The authors develop new calibration methods for velocity power spectra using Evolution Mapping, enhancing robustness and extending the model's validity beyond previous approaches.

Findings

Achieved percent-level accuracy up to k ≈ 0.56 Mpc^{-1}

Validated against diverse cosmological models with 1-2% precision

Demonstrated superiority over existing prescriptions in robustness and accuracy

Abstract

We present new fitting functions for the velocity divergence auto- and cross-power spectra, $P_{\theta\theta}(k)$ and $P_{\delta\theta}(k)$, calibrated on gravity-only $N$-body simulations. By applying the Evolution Mapping framework, we revise existing prescriptions to introduce a physically motivated parametrisation in terms of the clustering amplitude $\sigma_{12}$, the RMS density fluctuation smoothed at $12\,\text{Mpc}$. This approach improves robustness and extends the range of applicability beyond that of previous models.
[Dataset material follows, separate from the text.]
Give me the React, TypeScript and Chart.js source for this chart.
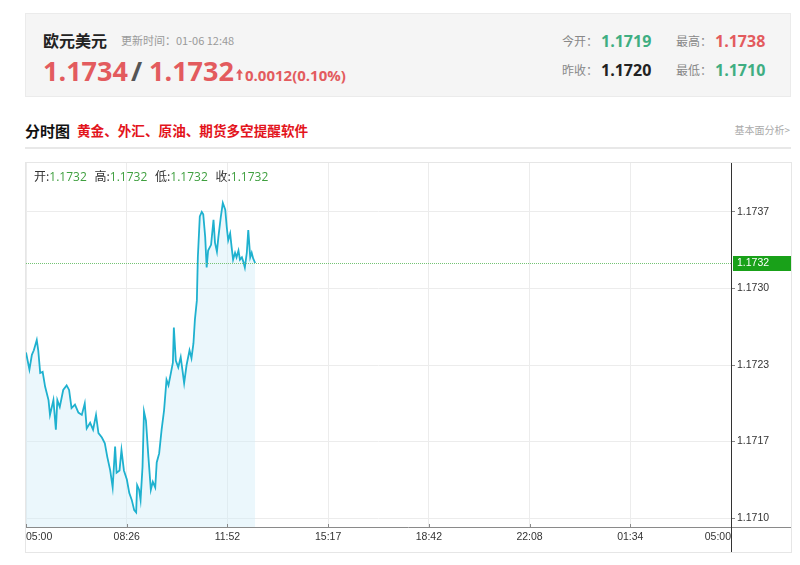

Our fits are calibrated using a suite of multi-resolution simulations, with numerical convergence carefully quantified and sampling artefacts mitigated through a conservative patching strategy. This yields converged measurements up to $k\simeq0.56\,\mathrm{Mpc}^{-1}$ and percent-level accuracy for both $P_{\theta\theta}(k)$ and $P_{\delta\theta}(k)$ over a wide range of $\sigma_{12}$. Validation against independent simulations spanning a broad range of cosmological models confirms an accuracy of $1$-$2$ per cent on scales where the measurements are robust, systematically outperforming existing prescriptions. We further assess the impact of deviations from the exact evolution mapping relation induced by differing growth histories. For most cosmologies of practical interest, we find that neglecting these effects introduces only subdominant errors. We show that expressing fitting functions in $h$-dependent units leads to spurious, unphysical dependencies on the Hubble parameter, even for models with identical linear clustering. This provides strong empirical support for parametrising non-linear evolution in terms of $\sigma_{12}$ rather than $\sigma_{8}$. Our fitting functions provide a robust description of velocity power spectra, with direct applications to redshift-space distortion modelling in galaxy redshift surveys.